Очень приятно, что скоро Гессен окончательно станет главным гнездом романтиков – рядом с домом Гёте во Франкфурте по проекту Кристофа Меклера будет построен Немецкий музей романтизма. Наконец появится специальное место для, пожалуй, самой интересной немецкой главы в европейской истории искусств и наук. И когда этот музей будет готов, то ему не обойтись без Иоганна Генриха Шильбаха, пусть этот житель Гессена и меньше соответствовал художественным идеалам Гёте, чем два других гессенских художника того времени, италофилы Тишбейн и Мартин фон Роден. Но как раз творчество Шильбаха показывает нам, насколько односторонним был взгляд на романтизм у Гёте и у последующих поколений, которые видели только публичное и совсем не видели частного. И если суждено появиться месту, в котором этюды и акварели, созданные для личных нужд художников, то есть частное, станет публичным, – то это должен быть, разумеется, Франкфурт-на-Майне, город, в котором были провозглашены политические требования 1968 года.
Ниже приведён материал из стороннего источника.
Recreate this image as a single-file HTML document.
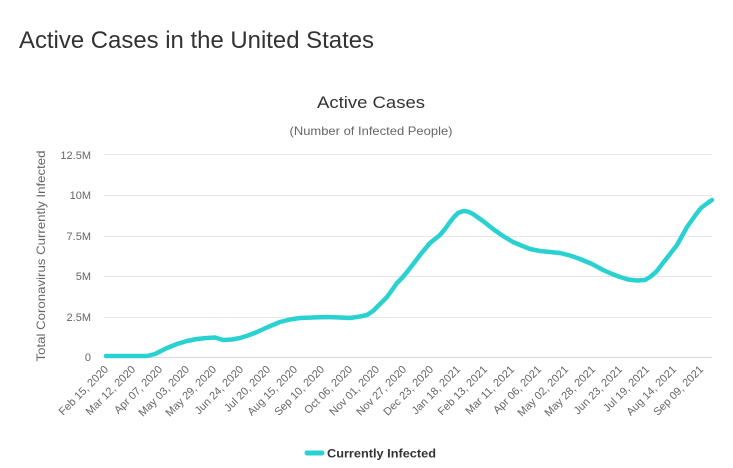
<!DOCTYPE html>
<html><head><meta charset="utf-8"><style>
html,body{margin:0;padding:0;background:#fff;}
svg{display:block;}
</style></head><body>
<svg width="733" height="468" viewBox="0 0 733 468" xmlns="http://www.w3.org/2000/svg" font-family="Liberation Sans, Arial, sans-serif">
<rect width="733" height="468" fill="#fff"/>
<text x="19" y="48" font-size="24" fill="#333" textLength="355" lengthAdjust="spacingAndGlyphs">Active Cases in the United States</text>
<text x="371" y="108" font-size="17" fill="#333" text-anchor="middle" textLength="108" lengthAdjust="spacingAndGlyphs">Active Cases</text>
<text x="371" y="135" font-size="12" fill="#666" text-anchor="middle" textLength="163" lengthAdjust="spacingAndGlyphs">(Number of Infected People)</text>
<g stroke="#e6e6e6" stroke-width="1">
<line x1="104" y1="154.5" x2="712" y2="154.5"/>
<line x1="104" y1="195.5" x2="712" y2="195.5"/>
<line x1="104" y1="236.5" x2="712" y2="236.5"/>
<line x1="104" y1="276.5" x2="712" y2="276.5"/>
<line x1="104" y1="317.5" x2="712" y2="317.5"/>
</g>
<line x1="104" y1="357.5" x2="712" y2="357.5" stroke="#d8d8d8" stroke-width="1"/>
<g font-size="11" fill="#666" text-anchor="end">
<text x="91" y="159">12.5M</text>
<text x="91" y="199">10M</text>
<text x="91" y="240">7.5M</text>
<text x="91" y="280">5M</text>
<text x="91" y="321">2.5M</text>
<text x="91" y="361">0</text>
</g>
<text transform="translate(45,256) rotate(-90)" font-size="12" fill="#666" text-anchor="middle" textLength="211" lengthAdjust="spacingAndGlyphs">Total Coronavirus Currently Infected</text>
<g font-size="11" fill="#666" text-anchor="end">
<text transform="translate(109,370) rotate(-45)">Feb 15, 2020</text>
<text transform="translate(136,370) rotate(-45)">Mar 12, 2020</text>
<text transform="translate(163,370) rotate(-45)">Apr 07, 2020</text>
<text transform="translate(190,370) rotate(-45)">May 03, 2020</text>
<text transform="translate(217,370) rotate(-45)">May 29, 2020</text>
<text transform="translate(244,370) rotate(-45)">Jun 24, 2020</text>
<text transform="translate(271,370) rotate(-45)">Jul 20, 2020</text>
<text transform="translate(298,370) rotate(-45)">Aug 15, 2020</text>
<text transform="translate(325,370) rotate(-45)">Sep 10, 2020</text>
<text transform="translate(353,370) rotate(-45)">Oct 06, 2020</text>
<text transform="translate(380,370) rotate(-45)">Nov 01, 2020</text>
<text transform="translate(407,370) rotate(-45)">Nov 27, 2020</text>
<text transform="translate(434,370) rotate(-45)">Dec 23, 2020</text>
<text transform="translate(461,370) rotate(-45)">Jan 18, 2021</text>
<text transform="translate(488,370) rotate(-45)">Feb 13, 2021</text>
<text transform="translate(515,370) rotate(-45)">Mar 11, 2021</text>
<text transform="translate(542,370) rotate(-45)">Apr 06, 2021</text>
<text transform="translate(569,370) rotate(-45)">May 02, 2021</text>
<text transform="translate(596,370) rotate(-45)">May 28, 2021</text>
<text transform="translate(623,370) rotate(-45)">Jun 23, 2021</text>
<text transform="translate(650,370) rotate(-45)">Jul 19, 2021</text>
<text transform="translate(677,370) rotate(-45)">Aug 14, 2021</text>
<text transform="translate(704,370) rotate(-45)">Sep 09, 2021</text>
</g>
<polyline fill="none" stroke="#29d1d1" stroke-width="4.5" stroke-linejoin="round" stroke-linecap="round"
points="106,356 147,356 155,354 167,348 177,344 187,341 197,339 207,338 215,337.5 223,340 232,339.5 240,338 248,335.5 257,332 268,327 280,322 290,319.5 300,318 313,317.5 327,317 340,317.5 350,318 360,316.5 367,315 373,311 380,304 387,297 392,290 397,283 402,278 407,272 414,263 420,255 425,249 430,243 435,239 440,235 445,229 450,222 454,217 458,213 462,211.5 465,211 469,212 473,214 483,221 493,229 503,236 513,242 520,245 530,249 540,251 550,252 560,253 570,255.5 580,259 592,264 603,270 612,274 620,277 628,279.5 637,280.5 645,280 650,277 656,272 663,263 670,254 677,245 682,236 687,227 692,220 697,213 701,208 705,205 709,202 712,200"/>
<line x1="307" y1="453" x2="322" y2="453" stroke="#29d1d1" stroke-width="5" stroke-linecap="round"/>
<text x="327" y="457.5" font-size="12" font-weight="bold" fill="#333" textLength="109" lengthAdjust="spacingAndGlyphs">Currently Infected</text>
</svg>
</body></html>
Есть замечательный портрет Шильбаха 1823 года, написанный незадолго до его путешествия в Италию, которое продлилось пять счастливейших лет. Мы видим его уверенным в себе, дерзким, с павлиньим пером в соломенной шляпе. Как минимум он сам уже точно знал, что способен создавать необыкновенную красоту. Но понадобилось двести лет, чтобы и остальное человечество осознало, какой шикарный хвост у этого павлина. По Италии он путешествовал с важнейшими представителями немецкого романтизма, они совместно выбирались к морю и в горы, рисовали карандашом и красками. Эти коллеги (Рейнгольд, Фабер, Фриз) были единственными, кто догадывался (со смешанными чувствами, разумеется), какой гений находится рядом с ними, а датский скульптор Торвальдсен был первым, кто купил в Риме картину Шильбаха. Там Шильбах научился схватывать маслом и волшебной голубоватой акварелью огромные чувства на ничтожной поверхности. Море близ Сорренто и Амальфи, погруженное в голубые тона и зафиксированное для вечности, – десятки этих акварелей благополучно оказались в коллекции графики Гессенского земельного музея в Дармштадте, тоже через наследников. В Италии Шильбах нашел свой индивидуальный стиль, полный света и свежести, теплоты и ясности. Его мастерство особенно наглядно проявляется в итальянских этюдах с облаками, впрочем, его этюды с упором на воздух и небо тоже относятся к самым выдающимся примерам этого жанра в Европе. В Италии он почивал на седьмом небе – и писал соответственно. Шильбах в полной мере наслаждался освобождением от дармштадтской тесноты, но когда он в письмах из Рима нахваливает «великолепный глимат», то мы понимаем, что он и под южным солнцем не смог избавиться от гессенского диалекта. К счастью, потом он и в подчас морозном «глимате» Дармштадта продолжал рисовать еще двадцать лет не менее ярко. Вот и преграсно!